Cartaz em apoio à Frente Nacional durante as eleições de 2010.

Portanto, propostas como a necessidade de flexibilização do Direito para refletir de forma mais precisa as necessidades da sociedade, vez que aquele tem se mostrado insuficiente para atender às demandas desta – como é o caso do combate ao terrorismo -, são, na realidade, uma incoerência, na medida em que, em nome da defesa do Estado de Direito francês (alicerçado no trinômio liberdade, igualdade e fraternidade) pretendo, eu mesmo, Estado francês, desmantelá-lo para combater de forma “mais eficaz” aquele que o põe em risco. Em outras palavras, “se for para matar, que seja eu o carrasco”.

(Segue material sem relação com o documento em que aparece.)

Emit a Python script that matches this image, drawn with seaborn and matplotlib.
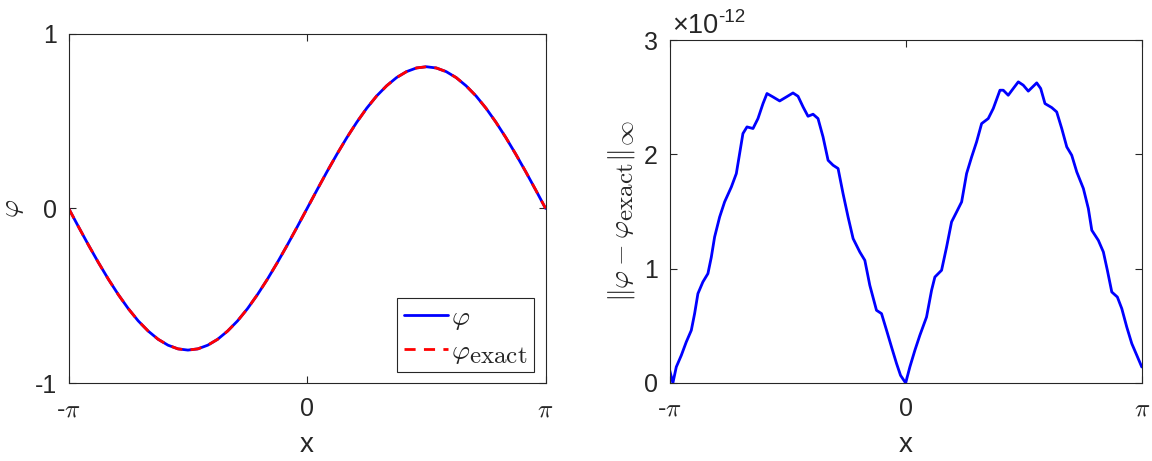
"""Solution vs exact solution, and the pointwise error."""
import matplotlib

matplotlib.use("Agg")
import matplotlib._mathtext as mathtext_impl
import matplotlib.pyplot as plt
import numpy as np
import seaborn as sns

# MATLAB's latex interpreter draws subscripts nearly full size
mathtext_impl.SHRINK_FACTOR = 0.9

x_phi = np.linspace(-np.pi, np.pi, 49)
phi = [
    0.0, -0.106, -0.210, -0.310, -0.405, -0.493, -0.573, -0.643, -0.701,
    -0.748, -0.782, -0.803, -0.810, -0.803, -0.782, -0.748, -0.701, -0.643,
    -0.573, -0.493, -0.405, -0.310, -0.210, -0.106, 0.0, 0.106, 0.210,
    0.310, 0.405, 0.493, 0.573, 0.643, 0.701, 0.748, 0.782, 0.803, 0.810,
    0.803, 0.782, 0.748, 0.701, 0.643, 0.573, 0.493, 0.405, 0.310, 0.210,
    0.106, 0.0,
]
phi_exact = list(phi)

# right panel: error (in units of 1e-12)
x_err = [
    -3.142, -3.097, -3.052, -2.985, -2.919, -2.852, -2.808, -2.764, -2.698,
    -2.631, -2.586, -2.542, -2.475, -2.409, -2.319, -2.253, -2.209, -2.165,
    -2.111, -2.031, -1.965, -1.898, -1.845, -1.765, -1.676, -1.587, -1.499,
    -1.432, -1.365, -1.299, -1.232, -1.166, -1.099, -1.032, -0.966, -0.899,
    -0.833, -0.766, -0.699, -0.610, -0.543, -0.477, -0.388, -0.321, -0.254,
    -0.188, -0.121, -0.068, 0.0, 0.056, 0.123, 0.189, 0.278, 0.345, 0.389,
    0.478, 0.545, 0.611, 0.678, 0.745, 0.811, 0.878, 0.944, 1.011, 1.099,
    1.166, 1.255, 1.299, 1.365, 1.432, 1.499, 1.565, 1.632, 1.699, 1.744,
    1.797, 1.854, 1.944, 2.010, 2.077, 2.144, 2.210, 2.277, 2.365, 2.431,
    2.477, 2.564, 2.631, 2.684, 2.743, 2.817, 2.876, 2.942, 3.009, 3.076,
    3.142,
]
err = [
    0.117, 0.0, 0.140, 0.242, 0.359, 0.461, 0.607, 0.782, 0.884,
    0.957, 1.100, 1.277, 1.452, 1.584, 1.715, 1.832, 2.007, 2.182,
    2.240, 2.226, 2.313, 2.444, 2.532, 2.502, 2.467, 2.502, 2.537,
    2.508, 2.415, 2.333, 2.351, 2.313, 2.152, 1.948, 1.905, 1.876,
    1.657, 1.452, 1.263, 1.146, 1.073, 0.855, 0.636, 0.607, 0.461,
    0.315, 0.170, 0.067, 0.0, 0.140, 0.286, 0.417, 0.577, 0.811, 0.927,
    0.986, 1.190, 1.409, 1.496, 1.584, 1.832, 1.977, 2.109, 2.269, 2.313,
    2.401, 2.561, 2.561, 2.517, 2.576, 2.634, 2.605, 2.553, 2.596, 2.625,
    2.576, 2.444, 2.409, 2.371, 2.226, 2.065, 1.992, 1.846, 1.701, 1.526,
    1.336, 1.248, 1.146, 0.986, 0.796, 0.752, 0.651, 0.490, 0.345, 0.242,
    0.140,
]

x_ticks = [-np.pi, 0, np.pi]
x_ticklabels = [r"-$\pi$", "0", r"$\pi$"]

INK = "#262626"

sns.set_style("ticks")
plt.rcParams["font.family"] = ["Liberation Sans", "DejaVu Sans"]
plt.rcParams["mathtext.fontset"] = "cm"
plt.rcParams["axes.unicode_minus"] = False
plt.rcParams["axes.edgecolor"] = INK
plt.rcParams["axes.linewidth"] = 0.8

fig = plt.figure(figsize=(11.52, 4.61), dpi=100)
ax1 = fig.add_axes([0.0596, 0.1685, 0.414, 0.7588])
ax2 = fig.add_axes([0.5812, 0.1692, 0.4099, 0.744])

# left: phi vs phi_exact
sns.lineplot(x=x_phi, y=phi, ax=ax1, color="blue", lw=2, label=r"$\varphi$")
sns.lineplot(x=x_phi, y=phi_exact, ax=ax1, color="red", lw=2,
             linestyle=(0, (4, 3)), label=r"$\varphi_{\mathrm{exact}}$")
ax1.set_xlim(-np.pi, np.pi)
ax1.set_ylim(-1, 1)
ax1.set_yticks([-1, 0, 1])
ax1.set_ylabel(r"$\varphi$", fontsize=20, color=INK, labelpad=6)
leg = ax1.legend(loc="lower right", bbox_to_anchor=(0.976, 0.031),
                 borderaxespad=0, fontsize=20, frameon=True, fancybox=False,
                 framealpha=1, edgecolor=INK, handlelength=1.6,
                 handletextpad=0.1, labelspacing=0.25, borderpad=0.25)
leg.get_frame().set_linewidth(0.8)

# right: error
sns.lineplot(x=x_err, y=err, ax=ax2, color="blue", lw=2)
ax2.set_xlim(-np.pi, np.pi)
ax2.set_ylim(0, 3)
ax2.set_yticks([0, 1, 2, 3])
ax2.set_ylabel(r"$\|\varphi - \varphi_{\mathrm{exact}}\|_{\infty}$",
               fontsize=20, color=INK, labelpad=5)
t1 = ax2.text(0.005, 1.02, "\u00d710", transform=ax2.transAxes,
              ha="left", va="baseline", fontsize=19.5, color=INK)
ax2.annotate("-12", xy=(1.0, 0.5), xycoords=t1, ha="left", va="bottom",
             fontsize=13.5, color=INK)

for ax in (ax1, ax2):
    ax.set_xticks(x_ticks)
    ax.set_xticklabels(x_ticklabels)
    ax.set_xlabel("x", fontsize=20, color=INK, labelpad=8)
    ax.tick_params(direction="in", top=True, right=True, length=5,
                   width=0.8, colors=INK, labelsize=18)
    ax.tick_params(axis="x", pad=10)
    ax.tick_params(axis="y", pad=8.5)
    for s in ax.spines.values():
        s.set_visible(True)
        s.set_color(INK)

fig.savefig("out.png", dpi=100)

O verdadeiro desafio do Estado francês é controlar a luta social interna enquanto se defende do islamismo radical. Isto é, dominar o impulso interno de tornar menos rígido o Estado de Direito enquanto se combate o terrorismo, a fim de evitar perder de vista que tal medida acabará tornando vítima aquele que se busca em primeiro lugar proteger: o Estado Democrático de Direito.

A postura acadêmica advém de uma visão política mais larga, abraçada pela maioria da sociedade francesa. O ambiente na Europa vem se tornando acentuadamente belicoso e os discursos nacionalistas não permitem uma análise crítica dos problemas sociais franceses. Cabe à comunidade acadêmica mostrar seu valor em momentos de crise, não importa em qual domínio científico, deixando aflorar o seu senso crítico com relação aos problemas que permeiam a sociedade na qual está inserida e não aplaudir discursos que negam a realidade segregacionista e discriminatória da sociedade francesa e que convidam os imigrantes a se retirar caso não se adaptem aos valores fundamentais da República Francesa – leia-se, caso não estejam satisfeitos com o tratamento recebido.